Which brings us back to the now, because I made the audition, and I'm in, and I have to learn this song. Learning it on Monday was fantastic. It was hard, but it just feels so good to play. There are some songs that you can just wear on your body like a favorite t-shirt you never want to take off. That's the thing about taiko for me; it becomes me. It is me. It lives in me. It's as if I am not who I am unless I'm playing. As we were learning pieces of the song, I would look up every once in a while at one of my classmates, C, and there was a giant grin stretched across her face, and I knew that I was wearing the same grin.

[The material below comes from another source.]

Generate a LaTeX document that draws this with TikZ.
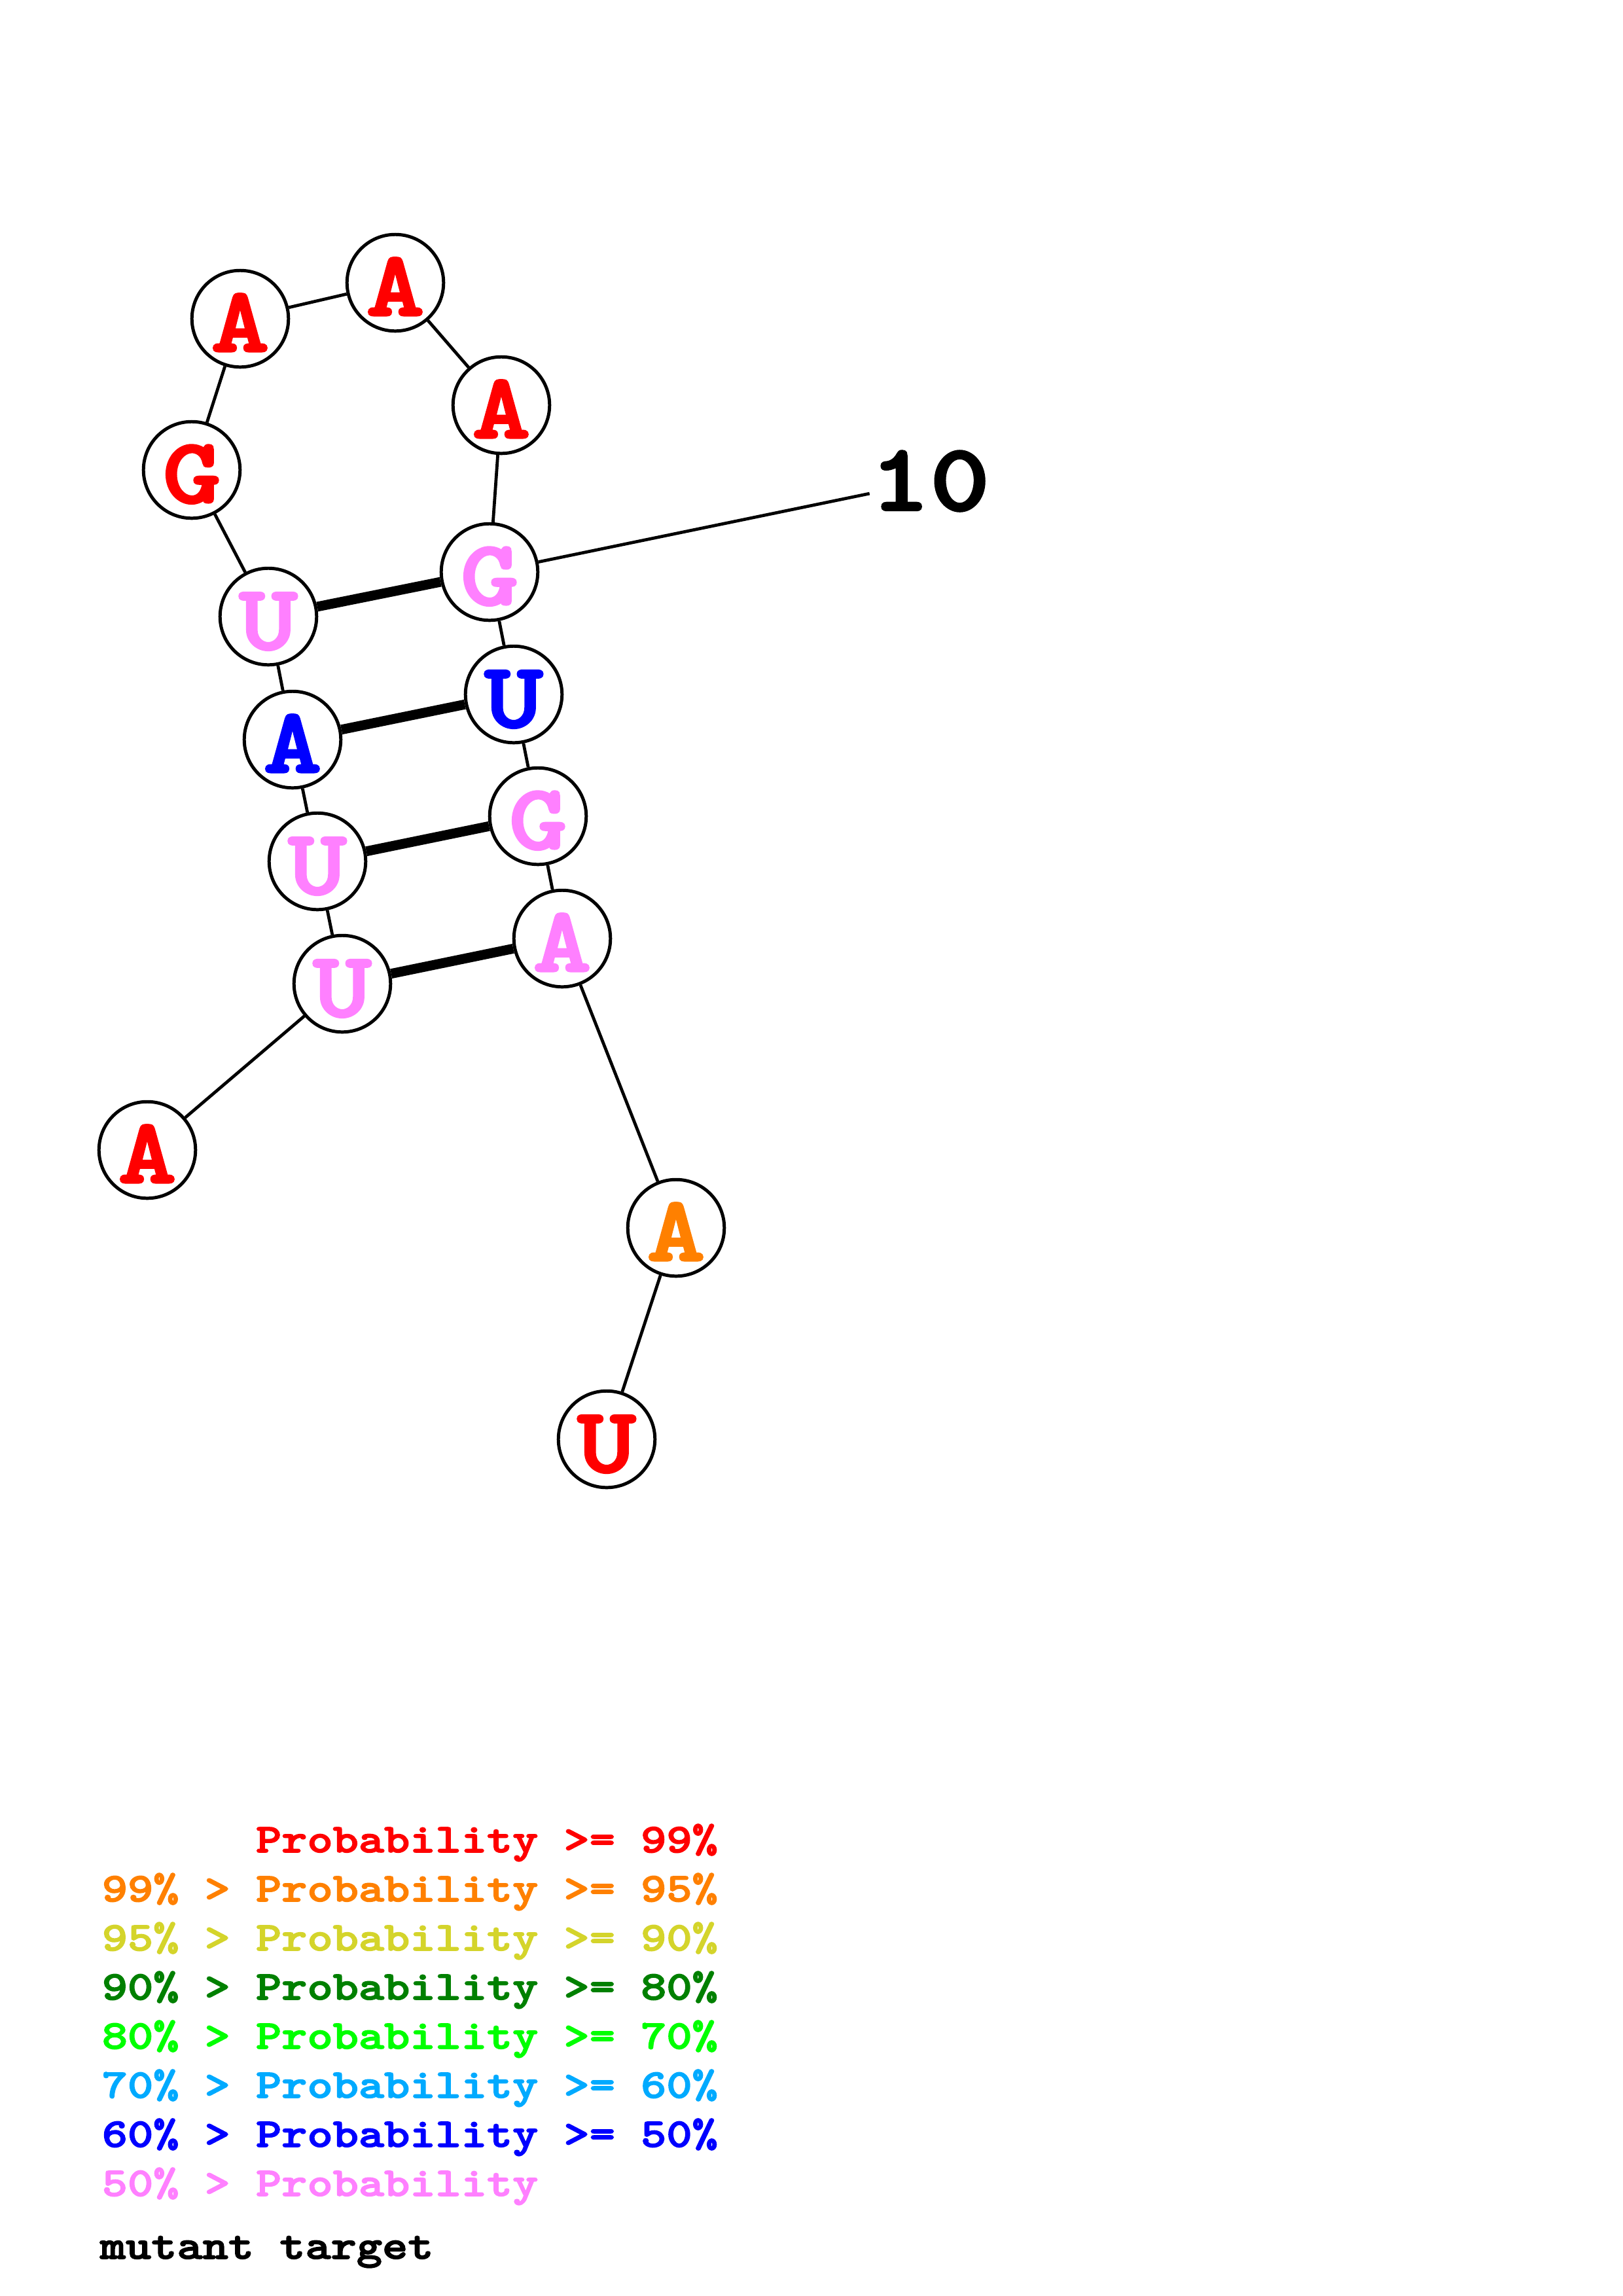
\documentclass[tikz,border=0pt]{standalone}
\usepackage{fontspec}
\newfontfamily\courfont{lmmonolt10-bold.otf}[FakeStretch=1.2,FakeBold=2.5]
\definecolor{pr99}{RGB}{255,0,0}
\definecolor{pr95}{RGB}{255,128,0}
\definecolor{pr90}{RGB}{212,212,43}
\definecolor{pr80}{RGB}{0,128,0}
\definecolor{pr70}{RGB}{0,255,0}
\definecolor{pr60}{RGB}{0,170,255}
\definecolor{pr50}{RGB}{0,0,255}
\definecolor{prlow}{RGB}{255,128,255}
\tikzset{
  base/.style={circle,draw=black,line width=1.2pt,fill=white,minimum size=12.5mm,inner sep=0pt,
    text height=24pt,text depth=0pt,font=\courfont\fontsize{34}{34}\selectfont},
  chain/.style={line width=1.15pt},
  pair/.style={line width=3.6pt},
  numlbl/.style={inner sep=0pt,font=\courfont\fontsize{35}{35}\selectfont},
  leg/.style={anchor=base west,inner sep=0pt,font=\courfont\fontsize{15}{15}\selectfont}
}
\begin{document}
\begin{tikzpicture}[x=0.084711mm,y=-0.084711mm]
\useasboundingbox (0,0) rectangle (2479,3508);
% bases, 5' to 3'
\node[base,text=pr99] (n1) at (225,1757) {A};
\node[base,text=prlow] (n2) at (523,1503) {U};
\node[base,text=prlow] (n3) at (485,1316) {U};
\node[base,text=pr50] (n4) at (447,1130) {A};
\node[base,text=prlow] (n5) at (410,942) {U};
\node[base,text=pr99] (n6) at (293,718) {G};
\node[base,text=pr99] (n7) at (367,487) {A};
\node[base,text=pr99] (n8) at (604,432) {A};
\node[base,text=pr99] (n9) at (766,619) {A};
\node[base,text=prlow] (n10) at (748,874) {G};
\node[base,text=pr50] (n11) at (785,1061) {U};
\node[base,text=prlow] (n12) at (822,1247) {G};
\node[base,text=prlow] (n13) at (859,1434) {A};
\node[base,text=pr95] (n14) at (1033,1876) {A};
\node[base,text=pr99] (n15) at (927,2199) {U};
% backbone
\draw[chain] (n1) -- (n2) -- (n3) -- (n4) -- (n5) -- (n6) -- (n7) -- (n8) -- (n9) -- (n10)
  -- (n11) -- (n12) -- (n13) -- (n14) -- (n15);
% pairs
\draw[pair] (n5) -- (n10);
\draw[pair] (n4) -- (n11);
\draw[pair] (n3) -- (n12);
\draw[pair] (n2) -- (n13);
% position mark
\node[numlbl] (lbl10) at (1421,735) {10};
\draw[chain] (n10) -- (lbl10);
% legend
\node[leg,text=pr99] (leg1) at (155,2830) {\phantom{99\% > }Probability >= 99\%};
\node[leg,text=pr95] (leg2) at (155,2905) {99\% > Probability >= 95\%};
\node[leg,text=pr90] (leg3) at (155,2980) {95\% > Probability >= 90\%};
\node[leg,text=pr80] (leg4) at (155,3055) {90\% > Probability >= 80\%};
\node[leg,text=pr70] (leg5) at (155,3130) {80\% > Probability >= 70\%};
\node[leg,text=pr60] (leg6) at (155,3205) {70\% > Probability >= 60\%};
\node[leg,text=pr50] (leg7) at (155,3280) {60\% > Probability >= 50\%};
\node[leg,text=prlow] (leg8) at (155,3355) {50\% > Probability};
\node[leg,text=black] (legmut) at (152,3451) {mutant target};
\end{tikzpicture}
\end{document}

As we were learning, I was thinking, "Yeah! That's SO cool!" I'm so happy and lucky to be able to be learning this. And Janet is a great teacher. I like the way she glances up and sees you in the mirror and reacts--she guides the class with so much respect and dignity. She always makes you feel good about your playing, even if it sucks at first. But your playing never really gets better unless you have that little bit of encouragement at first. Her encouragement has just made me soar.

And, well, the thing about blogging is that while it's great to look back on, it doesn't help your playing at all. So I'm going to log off now and practice. Practice, practice, practice.

1 comment:

Anonymous said...

Ali G says it best,
"BOO-YA-KA!!!!"
Congrats, Kiko! Rock out like a krispy kreme baker on a Sunday morning in Louisana!!!!